The purpose of the article is to consider the aim and social functions of higher professional education and to argue that professional competence of a higher level can be obtained if only higher education continues to be quite a certain level in the system of education as a whole and will not be identified with elementary levels of enlightenment or practical skills. In order to argue that higher education is neither a privilege or destiny of the few, nor the sum of elementary knowledge and skills such research questions are considered as: the differences between higher education and enlightenment; the special purpose of higher humanitarian education and its functions in the development of the spiritual culture of university′s graduates; the type of identity formation of which is included in the scope of social responsibility of higher education. It is asserted by the author that higher education is connected with the knowledge of such a level of complexity that requires from a student considerable force, constraints, and persistence to cope with. Higher humanitarian education is associated with significant changes in the level of understanding and in the ability to analyze the information, in the degree of awareness and critical perception of reality. Scientific knowledge, on which formation of specialist with higher education is based, carries in itself universality and intersubjectivity, which are going beyond any social role or type of socio-cultural identity.
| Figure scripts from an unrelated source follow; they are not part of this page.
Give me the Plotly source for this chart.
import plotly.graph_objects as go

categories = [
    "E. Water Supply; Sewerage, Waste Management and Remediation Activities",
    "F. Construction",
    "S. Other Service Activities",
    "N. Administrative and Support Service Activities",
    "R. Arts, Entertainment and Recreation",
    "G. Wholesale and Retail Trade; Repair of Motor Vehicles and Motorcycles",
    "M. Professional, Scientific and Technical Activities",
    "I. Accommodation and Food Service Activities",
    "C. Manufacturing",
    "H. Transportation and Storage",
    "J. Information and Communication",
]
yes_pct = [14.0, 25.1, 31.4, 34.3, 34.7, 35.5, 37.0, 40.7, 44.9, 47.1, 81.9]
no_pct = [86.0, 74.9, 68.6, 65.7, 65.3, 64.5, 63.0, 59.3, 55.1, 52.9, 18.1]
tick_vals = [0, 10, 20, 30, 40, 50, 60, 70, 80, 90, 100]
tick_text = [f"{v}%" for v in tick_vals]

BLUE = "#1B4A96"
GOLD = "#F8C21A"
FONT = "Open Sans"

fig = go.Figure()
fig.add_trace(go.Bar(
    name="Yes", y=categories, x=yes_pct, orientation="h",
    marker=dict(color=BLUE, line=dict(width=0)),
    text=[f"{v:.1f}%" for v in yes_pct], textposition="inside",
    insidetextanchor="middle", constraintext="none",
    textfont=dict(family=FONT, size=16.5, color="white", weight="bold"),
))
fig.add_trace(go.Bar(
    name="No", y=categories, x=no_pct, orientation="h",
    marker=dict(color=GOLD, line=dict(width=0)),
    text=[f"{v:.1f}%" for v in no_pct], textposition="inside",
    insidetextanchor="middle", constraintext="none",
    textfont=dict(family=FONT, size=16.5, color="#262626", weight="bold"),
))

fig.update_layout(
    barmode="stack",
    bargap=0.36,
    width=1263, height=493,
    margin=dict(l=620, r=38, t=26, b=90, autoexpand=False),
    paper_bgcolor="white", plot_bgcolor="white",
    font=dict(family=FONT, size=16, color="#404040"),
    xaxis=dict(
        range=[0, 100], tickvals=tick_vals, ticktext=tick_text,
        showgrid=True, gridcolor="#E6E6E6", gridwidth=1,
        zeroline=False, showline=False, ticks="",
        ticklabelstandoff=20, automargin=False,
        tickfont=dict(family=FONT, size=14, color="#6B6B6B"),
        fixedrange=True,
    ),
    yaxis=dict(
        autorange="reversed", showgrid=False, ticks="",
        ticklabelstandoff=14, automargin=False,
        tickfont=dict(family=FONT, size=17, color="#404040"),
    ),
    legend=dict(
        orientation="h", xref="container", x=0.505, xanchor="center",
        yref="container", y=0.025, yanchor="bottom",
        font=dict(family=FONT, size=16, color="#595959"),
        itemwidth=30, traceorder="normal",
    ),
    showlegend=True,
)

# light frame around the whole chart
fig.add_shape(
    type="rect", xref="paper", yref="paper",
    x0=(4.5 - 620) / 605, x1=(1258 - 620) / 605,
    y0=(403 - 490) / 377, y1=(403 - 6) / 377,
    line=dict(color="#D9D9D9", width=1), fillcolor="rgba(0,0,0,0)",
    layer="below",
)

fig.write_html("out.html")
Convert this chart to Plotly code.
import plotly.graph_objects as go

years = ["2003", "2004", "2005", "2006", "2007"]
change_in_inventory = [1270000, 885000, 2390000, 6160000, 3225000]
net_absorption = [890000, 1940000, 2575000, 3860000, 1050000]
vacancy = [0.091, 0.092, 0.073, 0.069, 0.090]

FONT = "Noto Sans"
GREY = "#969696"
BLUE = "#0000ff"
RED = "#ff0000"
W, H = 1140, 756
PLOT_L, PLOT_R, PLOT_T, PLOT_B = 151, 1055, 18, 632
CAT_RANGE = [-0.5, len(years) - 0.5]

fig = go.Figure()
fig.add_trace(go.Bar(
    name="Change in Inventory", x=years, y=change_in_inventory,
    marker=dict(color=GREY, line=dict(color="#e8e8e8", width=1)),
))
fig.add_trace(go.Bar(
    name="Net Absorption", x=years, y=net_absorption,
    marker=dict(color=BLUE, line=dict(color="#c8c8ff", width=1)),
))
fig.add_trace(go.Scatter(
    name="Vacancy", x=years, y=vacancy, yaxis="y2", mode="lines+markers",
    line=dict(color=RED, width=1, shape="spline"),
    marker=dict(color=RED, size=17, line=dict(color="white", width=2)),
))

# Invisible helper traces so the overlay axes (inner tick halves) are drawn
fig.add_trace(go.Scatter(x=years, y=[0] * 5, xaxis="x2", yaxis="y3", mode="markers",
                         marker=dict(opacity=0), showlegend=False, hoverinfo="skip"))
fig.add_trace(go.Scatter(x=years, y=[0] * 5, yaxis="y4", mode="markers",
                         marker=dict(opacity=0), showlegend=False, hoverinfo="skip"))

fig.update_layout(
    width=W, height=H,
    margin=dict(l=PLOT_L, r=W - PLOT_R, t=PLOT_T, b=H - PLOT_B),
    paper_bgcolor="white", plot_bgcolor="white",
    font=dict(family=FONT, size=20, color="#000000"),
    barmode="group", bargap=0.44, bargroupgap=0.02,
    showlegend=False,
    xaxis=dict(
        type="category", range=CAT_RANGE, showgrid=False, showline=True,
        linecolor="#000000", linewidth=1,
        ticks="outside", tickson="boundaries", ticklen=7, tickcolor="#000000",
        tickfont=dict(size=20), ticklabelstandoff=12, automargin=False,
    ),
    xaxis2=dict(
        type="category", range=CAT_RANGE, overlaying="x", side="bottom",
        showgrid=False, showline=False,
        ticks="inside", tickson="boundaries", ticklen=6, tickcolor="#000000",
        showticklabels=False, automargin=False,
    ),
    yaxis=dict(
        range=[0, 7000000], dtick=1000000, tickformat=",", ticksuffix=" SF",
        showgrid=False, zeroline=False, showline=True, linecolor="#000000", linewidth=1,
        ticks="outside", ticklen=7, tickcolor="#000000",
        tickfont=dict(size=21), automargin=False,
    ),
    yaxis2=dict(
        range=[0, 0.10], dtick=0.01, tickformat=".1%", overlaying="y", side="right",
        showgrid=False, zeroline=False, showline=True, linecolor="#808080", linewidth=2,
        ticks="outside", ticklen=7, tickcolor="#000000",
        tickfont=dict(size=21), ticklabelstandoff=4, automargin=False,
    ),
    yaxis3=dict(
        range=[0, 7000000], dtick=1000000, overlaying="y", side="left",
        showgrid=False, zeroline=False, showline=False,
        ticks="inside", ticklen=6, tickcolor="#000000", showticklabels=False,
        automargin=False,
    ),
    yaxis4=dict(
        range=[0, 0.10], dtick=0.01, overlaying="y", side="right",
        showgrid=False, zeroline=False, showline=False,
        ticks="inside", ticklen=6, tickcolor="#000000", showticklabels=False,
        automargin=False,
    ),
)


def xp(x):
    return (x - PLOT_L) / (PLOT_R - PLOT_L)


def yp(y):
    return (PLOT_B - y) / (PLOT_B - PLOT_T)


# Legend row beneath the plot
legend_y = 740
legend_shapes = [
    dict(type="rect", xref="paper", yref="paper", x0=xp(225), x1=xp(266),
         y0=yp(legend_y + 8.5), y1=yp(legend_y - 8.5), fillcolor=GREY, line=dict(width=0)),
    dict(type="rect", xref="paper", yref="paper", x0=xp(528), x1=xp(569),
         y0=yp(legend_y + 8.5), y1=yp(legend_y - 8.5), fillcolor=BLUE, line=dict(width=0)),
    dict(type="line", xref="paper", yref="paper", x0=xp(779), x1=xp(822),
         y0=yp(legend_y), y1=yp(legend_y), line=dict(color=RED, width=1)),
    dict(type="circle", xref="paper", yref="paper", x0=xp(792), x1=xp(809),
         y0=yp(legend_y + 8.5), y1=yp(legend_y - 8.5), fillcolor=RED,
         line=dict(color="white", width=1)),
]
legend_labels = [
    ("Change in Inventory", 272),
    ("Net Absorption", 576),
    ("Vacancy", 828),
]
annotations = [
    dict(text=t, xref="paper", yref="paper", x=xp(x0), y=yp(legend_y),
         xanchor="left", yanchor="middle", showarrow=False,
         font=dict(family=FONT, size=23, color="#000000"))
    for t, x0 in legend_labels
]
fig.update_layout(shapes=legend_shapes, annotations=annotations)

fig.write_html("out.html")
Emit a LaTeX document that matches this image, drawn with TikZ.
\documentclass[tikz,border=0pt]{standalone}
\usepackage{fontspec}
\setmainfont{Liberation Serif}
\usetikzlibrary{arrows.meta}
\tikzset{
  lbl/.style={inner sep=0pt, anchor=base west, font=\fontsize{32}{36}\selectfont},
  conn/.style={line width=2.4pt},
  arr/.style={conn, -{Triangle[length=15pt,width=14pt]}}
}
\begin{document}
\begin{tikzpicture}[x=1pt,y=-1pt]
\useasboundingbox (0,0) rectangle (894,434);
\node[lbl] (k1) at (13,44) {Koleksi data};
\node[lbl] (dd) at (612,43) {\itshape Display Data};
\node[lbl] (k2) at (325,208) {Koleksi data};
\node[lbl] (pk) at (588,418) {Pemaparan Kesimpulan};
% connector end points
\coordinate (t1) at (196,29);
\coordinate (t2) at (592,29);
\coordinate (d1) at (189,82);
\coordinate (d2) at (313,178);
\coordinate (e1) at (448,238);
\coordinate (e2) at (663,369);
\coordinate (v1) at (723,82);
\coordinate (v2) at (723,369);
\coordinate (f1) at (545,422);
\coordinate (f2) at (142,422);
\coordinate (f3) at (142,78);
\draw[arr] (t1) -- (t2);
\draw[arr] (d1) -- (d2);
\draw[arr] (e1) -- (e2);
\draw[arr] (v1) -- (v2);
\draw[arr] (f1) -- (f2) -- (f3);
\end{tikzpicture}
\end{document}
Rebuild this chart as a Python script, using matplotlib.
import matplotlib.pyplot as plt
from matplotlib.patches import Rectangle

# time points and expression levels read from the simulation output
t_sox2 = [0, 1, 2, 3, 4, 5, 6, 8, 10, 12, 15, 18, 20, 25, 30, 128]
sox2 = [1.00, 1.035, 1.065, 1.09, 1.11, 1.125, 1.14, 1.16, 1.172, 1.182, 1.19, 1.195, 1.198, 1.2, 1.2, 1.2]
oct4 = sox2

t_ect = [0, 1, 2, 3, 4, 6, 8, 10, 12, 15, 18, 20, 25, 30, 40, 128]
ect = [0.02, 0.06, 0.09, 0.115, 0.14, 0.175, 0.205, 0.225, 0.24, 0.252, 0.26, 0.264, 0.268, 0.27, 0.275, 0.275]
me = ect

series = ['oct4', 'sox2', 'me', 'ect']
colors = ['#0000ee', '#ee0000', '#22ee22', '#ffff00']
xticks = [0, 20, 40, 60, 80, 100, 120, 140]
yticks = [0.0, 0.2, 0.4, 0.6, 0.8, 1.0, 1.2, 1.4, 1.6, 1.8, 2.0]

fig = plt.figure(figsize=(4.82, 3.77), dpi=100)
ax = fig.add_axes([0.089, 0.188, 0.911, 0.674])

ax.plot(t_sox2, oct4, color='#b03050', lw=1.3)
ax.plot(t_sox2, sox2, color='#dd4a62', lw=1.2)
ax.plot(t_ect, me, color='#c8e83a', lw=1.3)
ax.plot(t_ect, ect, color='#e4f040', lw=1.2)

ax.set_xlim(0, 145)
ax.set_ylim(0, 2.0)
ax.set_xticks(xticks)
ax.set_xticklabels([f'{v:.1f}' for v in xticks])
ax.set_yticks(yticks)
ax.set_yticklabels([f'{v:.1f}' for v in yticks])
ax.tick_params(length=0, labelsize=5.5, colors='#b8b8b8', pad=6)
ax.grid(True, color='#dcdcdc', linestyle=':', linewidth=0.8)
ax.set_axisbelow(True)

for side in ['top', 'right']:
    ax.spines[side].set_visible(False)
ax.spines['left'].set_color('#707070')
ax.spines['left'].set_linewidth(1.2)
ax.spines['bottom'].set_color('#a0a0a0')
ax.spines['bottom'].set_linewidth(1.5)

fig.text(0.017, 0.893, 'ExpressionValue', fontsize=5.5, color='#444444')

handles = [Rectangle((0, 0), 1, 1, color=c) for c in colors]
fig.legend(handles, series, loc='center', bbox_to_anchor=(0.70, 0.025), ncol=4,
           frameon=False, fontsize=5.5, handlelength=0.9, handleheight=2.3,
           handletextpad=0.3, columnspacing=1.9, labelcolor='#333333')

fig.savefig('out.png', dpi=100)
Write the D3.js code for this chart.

Keywords: Higher educationhumanitarian educationmetaidentity Professionalism

Introduction

Professional mobility of the population is the essential feature of a high-tech and sustainable economy. This means that in the coming years an increasing number of people forcibly or voluntarily will be changing the specialty, which they received at the university. Yet the idea of inevitable changes as of working places as of professions widely spread in modern ideology of higher education and in public consciousness leads to the effect that not only students, but the universities themselves increasingly focus on preparing graduates who are not initially seeking to work in the specialty according to the diploma of higher education. This trend only increases an uncertainty of the term “higher education” as it is, since higher education, say, in pedagogy does not make the holder of the diploma of pedagogical university a specialist of higher qualification in the field of trade or navigation, and vise verse: the holders of diplomas of any other kind of higher education do not become qualified teachers.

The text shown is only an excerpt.